**Dataset excerpts:**
● ● ●
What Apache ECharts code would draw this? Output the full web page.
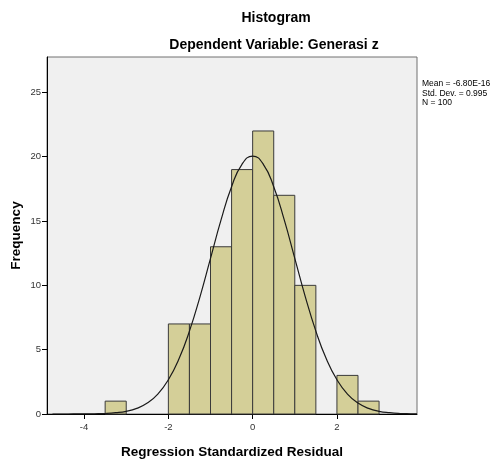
● ● ●
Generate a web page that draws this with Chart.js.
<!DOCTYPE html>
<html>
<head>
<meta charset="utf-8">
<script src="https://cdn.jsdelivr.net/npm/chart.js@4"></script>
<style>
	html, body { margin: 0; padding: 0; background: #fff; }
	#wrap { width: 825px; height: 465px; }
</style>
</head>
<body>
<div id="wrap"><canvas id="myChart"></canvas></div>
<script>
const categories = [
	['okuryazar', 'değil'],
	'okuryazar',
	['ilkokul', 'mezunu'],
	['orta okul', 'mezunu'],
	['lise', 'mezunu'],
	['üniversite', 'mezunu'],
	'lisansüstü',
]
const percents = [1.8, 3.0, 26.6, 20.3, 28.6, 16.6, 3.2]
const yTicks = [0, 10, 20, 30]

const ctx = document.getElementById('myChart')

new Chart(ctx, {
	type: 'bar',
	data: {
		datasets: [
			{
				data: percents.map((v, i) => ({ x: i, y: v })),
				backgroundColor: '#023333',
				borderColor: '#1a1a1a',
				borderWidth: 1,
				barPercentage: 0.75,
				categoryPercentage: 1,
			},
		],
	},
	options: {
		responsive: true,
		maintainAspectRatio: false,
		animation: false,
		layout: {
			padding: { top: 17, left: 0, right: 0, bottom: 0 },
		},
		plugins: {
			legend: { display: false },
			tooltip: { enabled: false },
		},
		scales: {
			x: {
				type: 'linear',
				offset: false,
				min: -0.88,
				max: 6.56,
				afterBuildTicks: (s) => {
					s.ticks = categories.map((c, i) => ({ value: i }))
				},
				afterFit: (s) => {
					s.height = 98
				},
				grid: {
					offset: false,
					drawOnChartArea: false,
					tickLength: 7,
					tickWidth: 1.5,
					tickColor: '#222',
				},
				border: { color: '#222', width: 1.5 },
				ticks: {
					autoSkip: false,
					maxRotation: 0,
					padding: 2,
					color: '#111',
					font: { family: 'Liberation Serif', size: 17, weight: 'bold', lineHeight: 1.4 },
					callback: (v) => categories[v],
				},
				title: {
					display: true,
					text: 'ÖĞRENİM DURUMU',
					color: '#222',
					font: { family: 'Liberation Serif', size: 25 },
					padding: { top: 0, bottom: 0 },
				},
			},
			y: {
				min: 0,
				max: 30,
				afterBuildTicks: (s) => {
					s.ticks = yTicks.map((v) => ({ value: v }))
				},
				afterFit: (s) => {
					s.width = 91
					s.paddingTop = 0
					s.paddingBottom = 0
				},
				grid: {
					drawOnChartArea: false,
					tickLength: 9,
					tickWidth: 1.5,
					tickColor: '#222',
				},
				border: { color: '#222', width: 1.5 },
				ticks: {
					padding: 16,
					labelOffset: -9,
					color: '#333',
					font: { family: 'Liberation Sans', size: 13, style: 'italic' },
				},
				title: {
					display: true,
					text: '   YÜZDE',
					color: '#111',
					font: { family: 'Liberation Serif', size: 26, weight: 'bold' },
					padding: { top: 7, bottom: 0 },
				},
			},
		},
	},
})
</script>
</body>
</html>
● ● ●
**Task objective:** From the line with "Generate a web" through the line with "const ctx = document.getElementById('myChart')", repeat every line exactly, both ends included, and nothing outside that range.

**Output of the exercise:**
Generate a web page that draws this with Chart.js.
<!DOCTYPE html>
<html>
<head>
<meta charset="utf-8">
<script src="https://cdn.jsdelivr.net/npm/chart.js@4"></script>
<style>
	html, body { margin: 0; padding: 0; background: #fff; }
	#wrap { width: 825px; height: 465px; }
</style>
</head>
<body>
<div id="wrap"><canvas id="myChart"></canvas></div>
<script>
const categories = [
	['okuryazar', 'değil'],
	'okuryazar',
	['ilkokul', 'mezunu'],
	['orta okul', 'mezunu'],
	['lise', 'mezunu'],
	['üniversite', 'mezunu'],
	'lisansüstü',
]
const percents = [1.8, 3.0, 26.6, 20.3, 28.6, 16.6, 3.2]
const yTicks = [0, 10, 20, 30]

const ctx = document.getElementById('myChart')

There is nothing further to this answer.